---------- Given data
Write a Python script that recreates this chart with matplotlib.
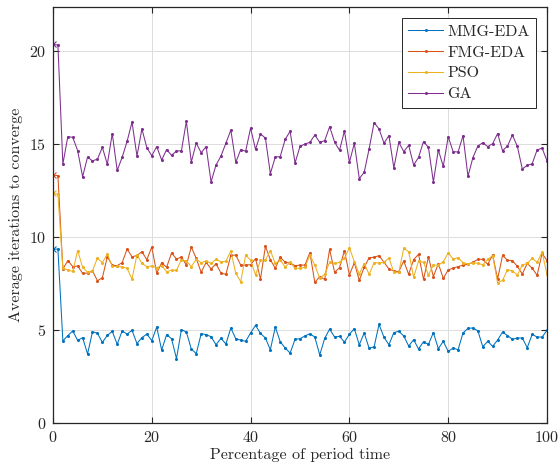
import numpy as np
import matplotlib
matplotlib.use("Agg")
import matplotlib.pyplot as plt

plt.rcParams["font.family"] = ["cmr10", "DejaVu Serif"]
plt.rcParams["axes.formatter.use_mathtext"] = True
plt.rcParams["mathtext.fontset"] = "cm"

# Percentage of period time (0..100)
period = np.arange(0, 101)

mmg_eda = [
    9.35, 9.35, 4.41, 4.70, 4.95, 4.44, 4.59, 3.71, 4.91, 4.82,
    4.34, 4.71, 4.93, 4.23, 4.95, 4.78, 4.98, 4.27, 4.59, 4.78,
    4.43, 5.16, 3.92, 4.75, 4.53, 3.46, 5.02, 4.89, 3.98, 3.73,
    4.80, 4.75, 4.64, 4.21, 4.55, 4.25, 5.11, 4.53, 4.46, 4.39,
    4.84, 5.25, 4.82, 4.57, 3.94, 5.16, 4.37, 4.03, 3.76, 4.50,
    4.53, 4.68, 4.80, 4.62, 3.66, 4.55, 5.05, 4.62, 4.66, 4.35,
    4.77, 5.07, 4.21, 4.84, 4.01, 4.10, 5.30, 4.61, 4.21, 4.86,
    4.93, 4.68, 4.14, 4.48, 3.98, 4.37, 4.23, 4.86, 4.00, 4.39,
    3.85, 4.03, 3.94, 4.84, 5.09, 5.11, 4.96, 4.10, 4.39, 4.12,
    4.46, 4.89, 4.70, 4.50, 4.57, 4.57, 4.05, 4.77, 4.62, 4.62,
    4.98,
]

fmg_eda = [
    13.33, 13.30, 8.28, 8.73, 8.41, 8.44, 8.05, 8.06, 8.17, 7.65,
    7.81, 8.94, 8.48, 8.46, 8.62, 9.35, 8.94, 9.00, 9.21, 8.78,
    9.46, 8.05, 8.62, 8.37, 9.14, 8.82, 8.92, 8.49, 9.46, 8.85,
    8.10, 8.64, 8.28, 8.57, 8.06, 7.99, 9.01, 9.03, 8.49, 8.49,
    8.51, 8.84, 7.74, 9.50, 8.78, 8.32, 8.92, 8.64, 8.60, 8.46,
    8.49, 8.49, 9.16, 7.56, 7.87, 7.72, 9.34, 8.10, 8.35, 9.27,
    7.96, 8.62, 7.67, 8.37, 8.89, 8.91, 9.00, 8.64, 8.28, 8.17,
    8.14, 8.71, 7.99, 8.78, 9.07, 7.72, 8.92, 7.87, 8.57, 7.78,
    8.23, 8.33, 8.41, 8.49, 8.53, 8.64, 8.80, 8.80, 8.53, 9.03,
    7.74, 9.01, 8.75, 8.73, 8.42, 8.01, 8.58, 8.32, 7.94, 9.12,
    8.73,
]

pso = [
    12.35, 12.30, 8.32, 8.23, 8.15, 9.27, 8.37, 8.10, 8.19, 8.87,
    8.62, 9.09, 8.42, 8.42, 8.39, 8.32, 7.74, 9.05, 8.58, 8.41,
    8.44, 8.35, 8.46, 8.14, 8.21, 8.21, 8.78, 8.71, 8.41, 8.80,
    8.62, 8.71, 8.58, 8.80, 8.66, 8.69, 9.25, 8.05, 7.60, 9.03,
    8.75, 7.96, 8.75, 8.76, 9.27, 8.58, 8.76, 8.39, 8.64, 8.32,
    8.32, 8.37, 9.03, 8.49, 7.78, 7.99, 8.64, 8.58, 8.64, 8.85,
    9.43, 8.67, 8.01, 8.57, 7.99, 8.62, 8.60, 8.64, 8.87, 8.10,
    8.10, 9.39, 9.21, 7.83, 8.71, 8.64, 7.96, 8.49, 8.49, 8.67,
    9.14, 8.82, 8.89, 8.62, 8.55, 8.62, 8.58, 8.51, 8.80, 9.00,
    7.54, 7.67, 8.24, 8.17, 7.96, 8.49, 8.58, 8.85, 8.64, 9.18,
    7.99,
]

ga = [
    20.36, 20.32, 13.92, 15.39, 15.36, 14.64, 13.24, 14.30, 14.09, 14.19,
    14.82, 13.91, 15.56, 13.58, 14.28, 15.14, 16.18, 14.35, 15.81, 14.80,
    14.37, 14.86, 14.14, 14.70, 14.39, 14.62, 14.64, 16.22, 14.03, 15.05,
    14.53, 14.86, 12.96, 13.87, 14.35, 15.04, 15.75, 14.01, 14.70, 14.61,
    15.86, 14.71, 15.54, 15.32, 13.41, 14.30, 14.32, 15.25, 15.68, 13.98,
    14.87, 15.00, 15.09, 15.48, 15.09, 15.18, 15.93, 15.11, 14.66, 15.70,
    14.01, 15.04, 13.14, 13.48, 14.75, 16.15, 15.81, 15.05, 15.45, 13.71,
    15.09, 14.59, 14.93, 13.87, 14.28, 15.13, 14.82, 12.96, 14.68, 13.80,
    15.39, 14.59, 14.57, 15.45, 13.26, 14.27, 14.89, 15.07, 14.86, 15.02,
    15.56, 14.64, 14.89, 15.48, 14.87, 13.66, 13.85, 13.94, 14.68, 14.78,
    14.10,
]

series_names = ["MMG-EDA", "FMG-EDA", "PSO", "GA"]
series_values = [mmg_eda, fmg_eda, pso, ga]
series_colors = ["#0072BD", "#D95319", "#EDB120", "#7E2F8E"]

x_ticks = [0, 20, 40, 60, 80, 100]
y_ticks = [0, 5, 10, 15, 20]

fig = plt.figure(figsize=(5.6, 4.73), dpi=100)
ax = fig.add_axes([0.0946, 0.1057, 0.8822, 0.8789])

for name, vals, col in zip(series_names, series_values, series_colors):
    ax.plot(period, vals, "-", marker=".", color=col, lw=0.75,
            markersize=2.4, label=name)
    # starting value highlighted with a cross
    ax.plot(period[:1], vals[:1], linestyle="none", marker="x",
            color=col, markersize=5, mew=0.8)

ax.set_xlim(0, 100)
ax.set_ylim(0, 22.35)
ax.set_xticks(x_ticks)
ax.set_yticks(y_ticks)

axis_color = "#262626"
ax.grid(True, color="#dcdcdc", lw=0.7)
ax.set_axisbelow(True)
for sp in ax.spines.values():
    sp.set_color(axis_color)
    sp.set_linewidth(0.9)
ax.tick_params(direction="in", length=4, width=0.8, top=True, right=True,
               colors=axis_color, labelsize=11.5, pad=5)

ax.set_xlabel("Percentage of period time", fontsize=11.5, color=axis_color,
              labelpad=2)
ax.set_ylabel("Average iterations to converge", fontsize=11.5,
              color=axis_color, labelpad=4)

leg = ax.legend(loc="upper right", fontsize=11.5, frameon=True, fancybox=False,
                edgecolor="#262626", framealpha=1, borderpad=0.4,
                handlelength=2.2, handletextpad=0.25, labelspacing=0.42,
                borderaxespad=0, bbox_to_anchor=(0.978, 0.974))
leg.get_frame().set_linewidth(0.7)
for t in leg.get_texts():
    t.set_color(axis_color)

fig.savefig("out.png", dpi=100)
--------------------
**The task:** Write out exactly the lines between the start of the data and the line with "import matplotlib.pyplot as plt", including both, but none of the pictures.

**Written solution:**
Write a Python script that recreates this chart with matplotlib.
import numpy as np
import matplotlib
matplotlib.use("Agg")
import matplotlib.pyplot as plt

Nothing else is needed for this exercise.